In the U.S., workers saw Wall Street crash the economy, and get away with it. Only one individual went to jail following the worst financial disaster since the Great Depression, which was caused by deregulation from the 90’s, institutional problems with the ratings agencies, and a culture of fraud that existed within America’s largest financial institutions. Moreover, most of the gains of the Obama recovery have gone to the top, while policy outcomes are determined by economic elites. Middle class spending power has only marginally improved.
Rather than address these concerns, the liberal establishment and its allies in the media (people like Kurt Eichenwald), castigated and dismissed Clinton critics as naive, immature, sexist, “deplorable,” racist, etc. The issues which Sanders had brought to the fore during the primary, faded from the discussion during the general election, as the Democrats sought to change the narrative of the election from political and economic inequality to making history. Not once during any of the presidential debates between Clinton and Trump, was the issue of campaign finance raised.
Put another way, Kurt Eichenwald and others like him in the political and media establishment who lost touch with the electorate, helped to reinforce in the minds of voters that Hillary Clinton’s Democratic Party did not care about them or their concerns.
As I wrote last week, the end result of was predictable, and preventable.
From the condescending tone of his article, which begins with the Newsweek columnist explaining how he wants to tell third party voters to “have sex” with themselves, it is abundantly clear that Eichenwald has learned nothing. Like so many inside the media establishment, he was insulated from the mood of working people, and made the wrong call. Now he is trying to assert that Donald Trump was a strong opponent. He wasn’t.

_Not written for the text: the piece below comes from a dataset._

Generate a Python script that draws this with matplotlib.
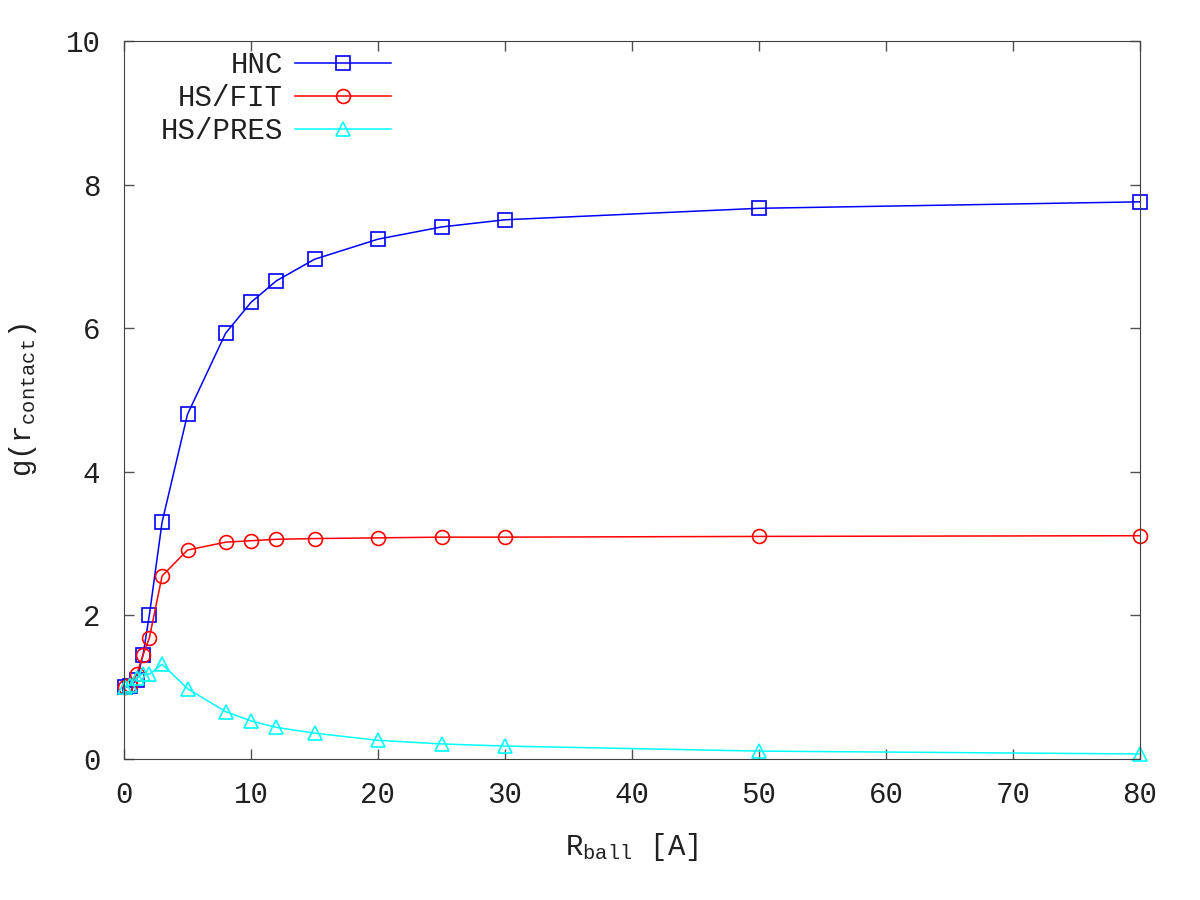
import matplotlib
matplotlib.use('Agg')
import matplotlib.pyplot as plt

plt.rcParams['font.family'] = ['Liberation Mono', 'DejaVu Sans Mono']
plt.rcParams['mathtext.fontset'] = 'custom'
plt.rcParams['mathtext.rm'] = 'Liberation Mono'

# ball radius [A]
r_ball = [0.1, 0.5, 1, 1.5, 2, 3, 5, 8, 10, 12, 15, 20, 25, 30, 50, 80]
g_hnc = [1.0, 1.02, 1.10, 1.45, 2.01, 3.30, 4.80, 5.93, 6.36, 6.66, 6.96, 7.24, 7.41, 7.51, 7.67, 7.76]
g_fit = [1.0, 1.03, 1.18, 1.45, 1.69, 2.55, 2.91, 3.02, 3.04, 3.06, 3.07, 3.08, 3.09, 3.09, 3.10, 3.11]
g_pres = [1.0, 1.03, 1.13, 1.19, 1.18, 1.32, 0.98, 0.66, 0.53, 0.44, 0.36, 0.26, 0.21, 0.18, 0.11, 0.07]

fig = plt.figure(figsize=(12, 9), dpi=100)
ax = fig.add_axes([124/1200, 141/900, (1140-124)/1200, (759-41)/900])

style = dict(lw=1.1, ms=10, mfc='none', mew=1.2, clip_on=False)
ax.plot(r_ball, g_hnc, '-', color='#0000ff', marker='s', label='HNC', **style)
ax.plot(r_ball, g_fit, '-', color='#ff0000', marker='o', label='HS/FIT', **style)
ax.plot(r_ball, g_pres, '-', color='#00ffff', marker='^', label='HS/PRES', **style)

ax.set_xlim(0, 80)
ax.set_ylim(0, 10)
ax.set_xticks(range(0, 81, 10))
ax.set_yticks(range(0, 11, 2))
ax.tick_params(direction='in', top=True, right=True, length=7, width=1,
               labelsize=21, color='#505050', labelcolor='#202020')
ax.tick_params(axis='y', pad=17)
ax.tick_params(axis='x', pad=16)
for s in ax.spines.values():
    s.set_color('#404040')
ax.set_xlabel(r'$\mathregular{R_{ball}}$ [A]', fontsize=21, labelpad=16, color='#202020')
ax.set_ylabel(r'$\mathregular{g(r_{contact})}$', fontsize=21, labelpad=19, color='#202020')

leg = ax.legend(loc='upper left', frameon=False, markerfirst=False, fontsize=21,
                handlelength=3.3, handletextpad=0.4, labelspacing=0.17,
                bbox_to_anchor=(0.016, 1.014), borderaxespad=0.3)
for t in leg.get_texts():
    t.set_color('#202020')

fig.savefig('out.png', dpi=100)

Rather than accept responsibility for that, Eichenwald lashed out—as he is prone to do. Just look at this Twitter rampage he went on against Bill Moran following the publication of our story on his attempt at coercion (click the image to open a full-size version in a new window):
And true to form, Newsweek has failed to control it, publishing a semi-coherent rant.
Closing thoughts: I would like to apologize to my readers for the length of this piece, but the claims Mr. Eichenwald presented—ranging from the most banal to the most outlandish—necessitated swift rebuttal. To close, I would like to address Mr. Eichenwald and Mr. Impoco, directly:
Gentlemen, you both need to stop. You are shredding the credibility of your publication, and you are doing your readers a disservice. Your loose commitment to the facts flies in the face of the lofty ideal that is your namesake. This cannot be the new standard for journalism.
Update: At the time this article is published, the vote counts in the pivotal states of Wisconsin, Michigan, and Pennsylvania did not match Kurt Eichenwald’s claim that Stein’s total exceeded Trump’s margin. That has since changed, though the notion that this cost Clinton the election is as absurd as it was when he originally made his unfounded claim.